Natürlich waren die Produktionsbedingungen für Frauen auch wesentlich schwieriger, Frauen wurden noch im 20. Jahrhundert aus der Öffentlichkeit herausgehalten und an den Herd verbannt. Schreibende Frauen galten lange Zeit sogar als anstößig, lächerlich und frivol. Doch in zahlreichen verstaubten Archiven schlummern Schätze, die es wiederzuentdecken gilt:

Die gute Nachricht: Weil Bücher von Autorinnen aus der Literaturgeschichte ausgeschlossen wurden, gibt es in der Vergangenheit unglaublich viel zu entdecken.

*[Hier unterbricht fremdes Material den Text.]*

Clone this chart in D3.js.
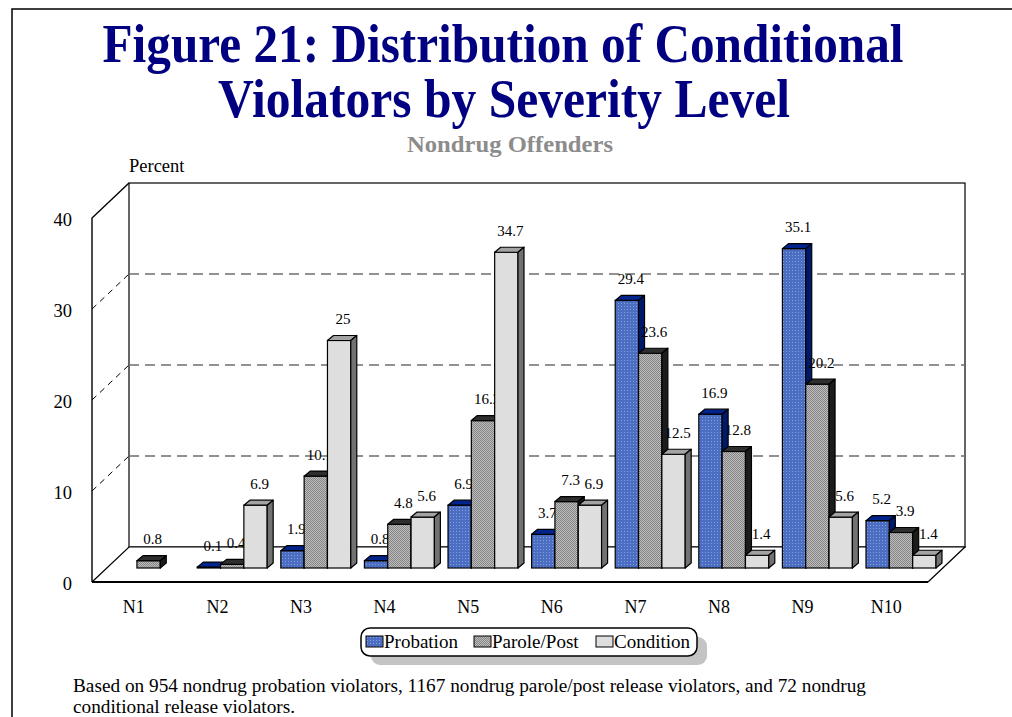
<!DOCTYPE html>
<html>
<head>
<meta charset="utf-8">
<script src="https://cdn.jsdelivr.net/npm/d3@7"></script>
<style>
  body { margin: 0; background: #fff; }
  text { font-family: "Liberation Serif", "Times New Roman", serif; }
</style>
</head>
<body>
<svg id="chart"></svg>
<script>
const categories = ['N1', 'N2', 'N3', 'N4', 'N5', 'N6', 'N7', 'N8', 'N9', 'N10'];
const seriesNames = ['Probation', 'Parole/Post', 'Condition'];
const probation = [null, 0.1, 1.9, 0.8, 6.9, 3.7, 29.4, 16.9, 35.1, 5.2];
const parole = [0.8, 0.4, 10.1, 4.8, 16.2, 7.3, 23.6, 12.8, 20.2, 3.9];
const condition = [null, 6.9, 25, 5.6, 34.7, 6.9, 12.5, 1.4, 5.6, 1.4];
const yTicks = [0, 10, 20, 30, 40];
const gridTicks = [10, 20, 30];

const seriesValues = [probation, parole, condition];

const styles = [
  { front: 'url(#pat-prob)', top: '#00238c', side: '#001a6b' },
  { front: 'url(#pat-parole)', top: '#2e2e2e', side: '#1c1c1c' },
  { front: '#dedede', top: '#a3a3a3', side: '#727272' },
];

const width = 1012;
const height = 717;

const svg = d3.select('#chart').attr('width', width).attr('height', height);

// patterns for the bar faces
const defs = svg.append('defs');
const pProb = defs.append('pattern').attr('id', 'pat-prob')
  .attr('width', 3).attr('height', 3).attr('patternUnits', 'userSpaceOnUse');
pProb.append('rect').attr('width', 3).attr('height', 3).attr('fill', '#4b6ec2');
pProb.append('rect').attr('width', 1).attr('height', 1).attr('fill', '#86a0de');
const pPar = defs.append('pattern').attr('id', 'pat-parole')
  .attr('width', 2).attr('height', 2).attr('patternUnits', 'userSpaceOnUse');
pPar.append('rect').attr('width', 2).attr('height', 2).attr('fill', '#bdbdbd');
pPar.append('rect').attr('width', 1).attr('height', 1).attr('fill', '#858585');
pPar.append('rect').attr('x', 1).attr('y', 1).attr('width', 1).attr('height', 1).attr('fill', '#858585');

// page border
svg.append('path').attr('d', 'M12,717 L12,9 L1012,9')
  .attr('fill', 'none').attr('stroke', '#000').attr('stroke-width', 1.5);

// titles
const squeeze = (sel, len) => sel.attr('textLength', len).attr('lengthAdjust', 'spacingAndGlyphs');

squeeze(svg.append('text').attr('x', 503).attr('y', 62).attr('text-anchor', 'middle')
  .attr('font-size', 54).attr('font-weight', 'bold').attr('fill', '#000080')
  .text('Figure 21: Distribution of Conditional'), 801);
squeeze(svg.append('text').attr('x', 504).attr('y', 117).attr('text-anchor', 'middle')
  .attr('font-size', 54).attr('font-weight', 'bold').attr('fill', '#000080')
  .text('Violators by Severity Level'), 572);
squeeze(svg.append('text').attr('x', 510).attr('y', 152).attr('text-anchor', 'middle')
  .attr('font-size', 23).attr('font-weight', 'bold').attr('fill', '#8c8c8c')
  .text('Nondrug Offenders'), 206);

svg.append('text').attr('x', 129).attr('y', 172).attr('font-size', 18.5)
  .text('Percent');

// 3D frame
const frontLeft = 92;
const frontRight = 928;
const base = 582;
const depth = { dx: 37, dy: -35 };
const barFrac = 0.4;
const barD = { dx: 6, dy: -5 };

const yFront = d3.scaleLinear().domain([0, 40]).range([base, base - 364]);
const yBack = v => yFront(v) + depth.dy;

const x = d3.scaleBand().domain(categories)
  .range([frontLeft, frontRight]).paddingInner(0.163).paddingOuter(0.0815);
const xs = d3.scaleBand().domain(seriesNames).range([0, x.bandwidth()]);

// back wall
svg.append('rect')
  .attr('x', frontLeft + depth.dx).attr('y', yBack(40))
  .attr('width', frontRight - frontLeft).attr('height', yFront(0) - yFront(40))
  .attr('fill', '#fff').attr('stroke', '#000').attr('stroke-width', 1.2);

svg.append('g').selectAll('line').data(gridTicks).enter().append('line')
  .attr('x1', frontLeft + depth.dx).attr('x2', frontRight + depth.dx)
  .attr('y1', d => yBack(d)).attr('y2', d => yBack(d))
  .attr('stroke', '#6e6e6e').attr('stroke-width', 1.6).attr('stroke-dasharray', '10,6');

// left wall
svg.append('g').selectAll('line').data(gridTicks).enter().append('line')
  .attr('x1', frontLeft).attr('x2', frontLeft + depth.dx)
  .attr('y1', d => yFront(d)).attr('y2', d => yBack(d))
  .attr('stroke', '#000').attr('stroke-width', 1).attr('stroke-dasharray', '6,5');
svg.append('path')
  .attr('d', `M${frontLeft},${yFront(0)} L${frontLeft},${yFront(40)} L${frontLeft + depth.dx},${yBack(40)}`)
  .attr('fill', 'none').attr('stroke', '#000').attr('stroke-width', 1.4);

// floor
svg.append('path')
  .attr('d', `M${frontLeft},${base} L${frontLeft + depth.dx},${base + depth.dy} L${frontRight + depth.dx},${base + depth.dy} L${frontRight},${base}`)
  .attr('fill', '#fff').attr('stroke', '#000').attr('stroke-width', 1.2);
svg.append('line')
  .attr('x1', frontLeft).attr('x2', frontRight).attr('y1', base).attr('y2', base)
  .attr('stroke', '#000').attr('stroke-width', 2.2);

// axes
const yAxis = svg.append('g').attr('transform', `translate(${frontLeft},0)`)
  .call(d3.axisLeft(yFront).tickValues(yTicks).tickSize(0).tickPadding(20).tickFormat(d3.format('d')));
yAxis.select('.domain').remove();
yAxis.selectAll('text').attr('font-size', 18.5).attr('fill', '#000').attr('dy', '0.42em');

const xAxis = svg.append('g').attr('transform', `translate(0,${base})`)
  .call(d3.axisBottom(x).tickSize(0).tickPadding(18));
xAxis.select('.domain').remove();
xAxis.selectAll('text').attr('font-size', 18).attr('fill', '#000');

// bars
const shiftX = depth.dx * barFrac;
const shiftY = depth.dy * barFrac;
const barBase = base + shiftY;

const barsG = svg.append('g');

seriesNames.forEach((name, si) => {
  const st = styles[si];
  const items = categories
    .map((c, i) => ({ cat: c, value: seriesValues[si][i] }))
    .filter(d => d.value !== null);

  items.forEach(d => {
    const x0 = x(d.cat) + xs(name) + shiftX;
    const w = xs.bandwidth();
    const yTop = yFront(d.value) + shiftY;
    const g = barsG.append('g');
    g.append('rect')
      .attr('x', x0).attr('y', yTop).attr('width', w).attr('height', barBase - yTop)
      .attr('fill', st.front).attr('stroke', '#000').attr('stroke-width', 1.2);
    g.append('path')
      .attr('d', `M${x0},${yTop} L${x0 + barD.dx},${yTop + barD.dy} L${x0 + w + barD.dx},${yTop + barD.dy} L${x0 + w},${yTop} Z`)
      .attr('fill', st.top).attr('stroke', '#000').attr('stroke-width', 1.2).attr('stroke-linejoin', 'round');
    g.append('path')
      .attr('d', `M${x0 + w},${yTop} L${x0 + w + barD.dx},${yTop + barD.dy} L${x0 + w + barD.dx},${barBase + barD.dy} L${x0 + w},${barBase} Z`)
      .attr('fill', st.side).attr('stroke', '#000').attr('stroke-width', 1.2).attr('stroke-linejoin', 'round');
  });

  items.forEach(d => {
    const cx = x(d.cat) + xs(name) + shiftX + xs.bandwidth() / 2 + 4;
    const yTop = yFront(d.value) + shiftY;
    barsG.append('text')
      .attr('x', cx).attr('y', yTop - 16.5)
      .attr('text-anchor', 'middle').attr('font-size', 15).attr('fill', '#000')
      .text(d.value);
  });
});

// legend
const legend = svg.append('g').attr('transform', 'translate(361,628)');
legend.append('rect').attr('x', 10).attr('y', 9).attr('width', 336).attr('height', 28)
  .attr('rx', 9).attr('fill', '#c4c4c4');
legend.append('rect').attr('width', 336).attr('height', 28).attr('rx', 9)
  .attr('fill', '#fff').attr('stroke', '#000').attr('stroke-width', 1.5);
const legendX = [5, 113, 235];
seriesNames.forEach((name, i) => {
  legend.append('rect').attr('x', legendX[i]).attr('y', 8).attr('width', 17).attr('height', 11)
    .attr('fill', styles[i].front).attr('stroke', '#000').attr('stroke-width', 1);
  legend.append('text').attr('x', legendX[i] + 18).attr('y', 20).attr('font-size', 19)
    .text(name);
});

// footnote
const fn1 = svg.append('text').attr('x', 73).attr('y', 692).attr('font-size', 18)
  .text('Based on 954 nondrug probation violators, 1167 nondrug parole/post release violators, and 72 nondrug');
const fn2 = svg.append('text').attr('x', 73).attr('y', 713).attr('font-size', 18)
  .text('conditional release violators.');
const ratio = 793 / fn1.node().getComputedTextLength();
squeeze(fn1, 793);
squeeze(fn2, fn2.node().getComputedTextLength() * ratio);
</script>
</body>
</html>
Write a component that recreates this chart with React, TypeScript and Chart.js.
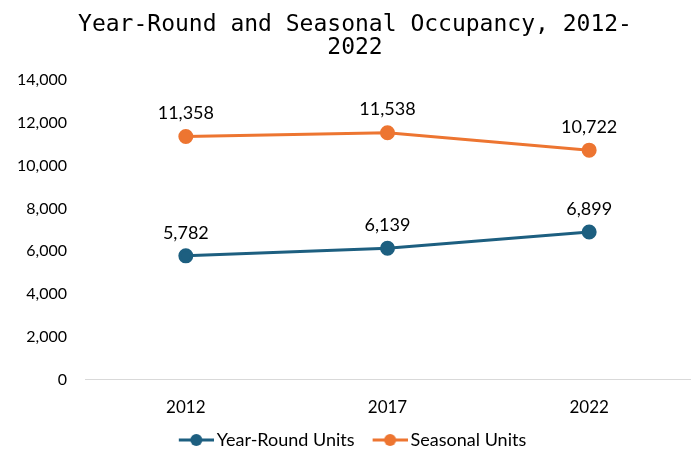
import React, { useEffect, useRef } from "react";
import { Chart, registerables } from "chart.js";

Chart.register(...registerables);

const categories = ["2012", "2017", "2022"];
const yearRoundUnits = [5782, 6139, 6899];
const seasonalUnits = [11358, 11538, 10722];
const titleLines = ["Year-Round and Seasonal Occupancy, 2012-", "2022"];
const yMin = 0;
const yMax = 14000;
const yStep = 2000;

const BLUE = "#1d5f80";
const ORANGE = "#ed7531";
const FONT = "Lato, 'Open Sans', sans-serif";

// legend marker: transparent lead-in, then a line with a dot
function makeIcon(color: string) {
  const c = document.createElement("canvas");
  c.width = 56;
  c.height = 14;
  const ctx = c.getContext("2d")!;
  ctx.strokeStyle = color;
  ctx.lineWidth = 3;
  ctx.beginPath();
  ctx.moveTo(21, 7);
  ctx.lineTo(56, 7);
  ctx.stroke();
  ctx.fillStyle = color;
  ctx.beginPath();
  ctx.arc(38.5, 7, 6, 0, Math.PI * 2);
  ctx.fill();
  return c;
}

const dataLabels = {
  id: "dataLabels",
  afterDatasetsDraw(chart: any) {
    const ctx = chart.ctx;
    ctx.save();
    ctx.font = `18px ${FONT}`;
    ctx.fillStyle = "#000";
    ctx.textAlign = "center";
    ctx.textBaseline = "middle";
    chart.data.datasets.forEach((ds: any, i: number) => {
      const meta = chart.getDatasetMeta(i);
      meta.data.forEach((pt: any, j: number) => {
        ctx.fillText(Number(ds.data[j]).toLocaleString("en-US"), pt.x, pt.y - 23);
      });
    });
    ctx.restore();
  },
};

const titleShift = {
  id: "titleShift",
  afterLayout(chart: any) {
    if (chart.titleBlock) chart.titleBlock.left += 20;
  },
};

export default function App() {
  const ref = useRef<HTMLCanvasElement>(null);
  useEffect(() => {
    document.body.style.margin = "0";
    const chart = new Chart(ref.current!, {
      type: "line",
      data: {
        labels: categories,
        datasets: [
          {
            label: "Year-Round Units",
            data: yearRoundUnits,
            borderColor: BLUE,
            backgroundColor: BLUE,
            borderWidth: 3,
            pointRadius: 6,
            pointStyle: "circle",
          },
          {
            label: "Seasonal Units",
            data: seasonalUnits,
            borderColor: ORANGE,
            backgroundColor: ORANGE,
            borderWidth: 3,
            pointRadius: 6,
            pointStyle: "circle",
          },
        ],
      },
      options: {
        animation: false,
        responsive: false,
        layout: { padding: { left: 0, right: 10, top: 0, bottom: -8 } },
        plugins: {
          title: {
            display: true,
            text: titleLines,
            color: "#000",
            font: { family: "'DejaVu Sans Mono', monospace", size: 23, weight: "normal", lineHeight: 1.0 },
            padding: { top: 14, bottom: 20 },
          },
          legend: {
            position: "bottom",
            labels: {
              usePointStyle: true,
              pointStyleWidth: 44,
              color: "#000",
              font: { family: FONT, size: 18 },
              padding: 3,
              generateLabels(chart: any) {
                return chart.data.datasets.map((ds: any, i: number) => ({
                  text: ds.label,
                  fillStyle: ds.borderColor,
                  strokeStyle: ds.borderColor,
                  lineWidth: 0,
                  pointStyle: makeIcon(ds.borderColor),
                  datasetIndex: i,
                  hidden: false,
                  fontColor: "#000",
                }));
              },
            },
          },
          tooltip: { enabled: false },
        },
        scales: {
          x: {
            offset: true,
            grid: { display: false },
            border: { display: true, color: "#d9d9d9", width: 1 },
            ticks: { color: "#000", font: { family: FONT, size: 17 }, padding: 10 },
          },
          y: {
            min: yMin,
            max: yMax,
            grid: { display: false, drawTicks: false },
            border: { display: false },
            ticks: {
              stepSize: yStep,
              color: "#000",
              font: { family: FONT, size: 16 },
              padding: 18,
              callback: (v: any) => Number(v).toLocaleString("en-US"),
            },
            afterFit(scale: any) {
              scale.width = 85;
            },
          },
        },
      },
      plugins: [dataLabels, titleShift],
    });
    return () => chart.destroy();
  }, []);
  return <canvas ref={ref} width={700} height={451} style={{ display: "block" }} />;
}
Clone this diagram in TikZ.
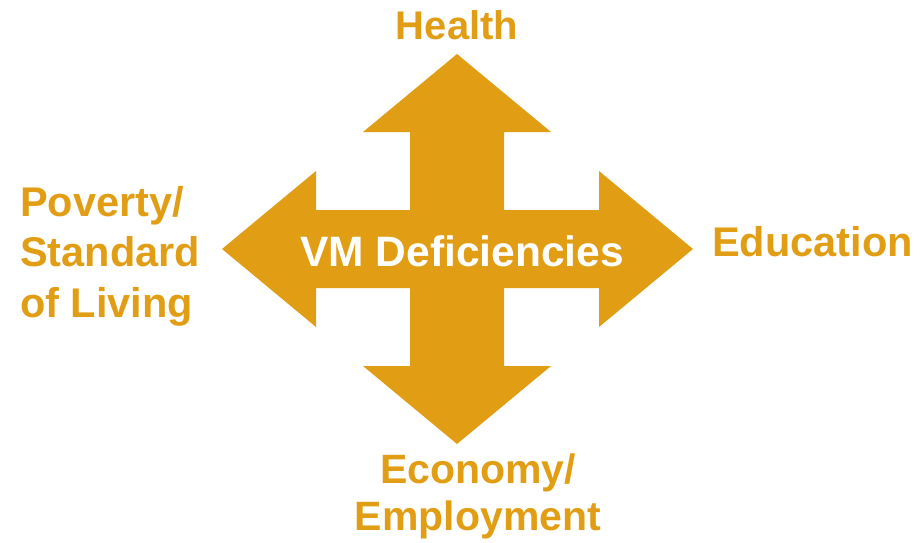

Ein Schritt in die richtige Richtung

Natürlich ist Nicole Seiferts Buch nicht das erste, das eine feministische Kritik am Literaturbetrieb formuliert. Seit vielen Jahrzehnten bemüht sich die feministische Literaturwissenschaft um die Anerkennung von Autorinnen und eine Aktualisierung des Kanons. Dennoch ist Seiferts Buch ein ausgezeichneter Einstieg in die aktuelle Debatte und bietet einen guten Überblick. Nicht nur macht sie die misogynen Strukturen in der Kanonisierung und im Literaturbetrieb sichtbar, auch stellt sie zahlreiche lesenswerte und teilweise vergessene Autorinnen vor. Mit ihrem Buch richtet sie sich sowohl an Lesende als auch an den Literaturbetrieb selbst: An Journalist*innen, Literaturwissenschaftler*innen, Verlage und Literaturinstitutionen. Gut recherchiert und wissenschaftlich fundiert, aber dennoch in einer zugänglichen und klaren Sprache, prangert sie die Missstände an. Trotz einiger Wiederholungen und zwischenzeitlicher Längen leistet sie damit einen wichtigen Beitrag für den aktuellen Literaturbetrieb.

Dabei unterschlägt sie nicht die positiven Entwicklungen der letzten Jahre: „Es tut sich was.“, konstatiert sie. Wir seien bereits am Anfang struktureller Veränderungen und der Feminismus sei zum „Trendthema“ geworden. Doch damit die Marginalisierung von Autorinnen auch langfristig ein Ende finde und sich der literarische Kanon wandele, brauche es gezielte Bemühungen. Und so ist Nicole Seiferts FRAUENLITERATUR. Abgewertet, vergessen, wiederentdeckt vor allem Anstoß, Empowerment und Inspiration: Wir müssen endlich unseren Horizont erweitern.


Nicole Seifert: FRAUENLITERATUR. Abgewertet, vergessen, wiederentdeckt, Berlin: Kiepenheuer&Witsch 2021, 224 Seiten.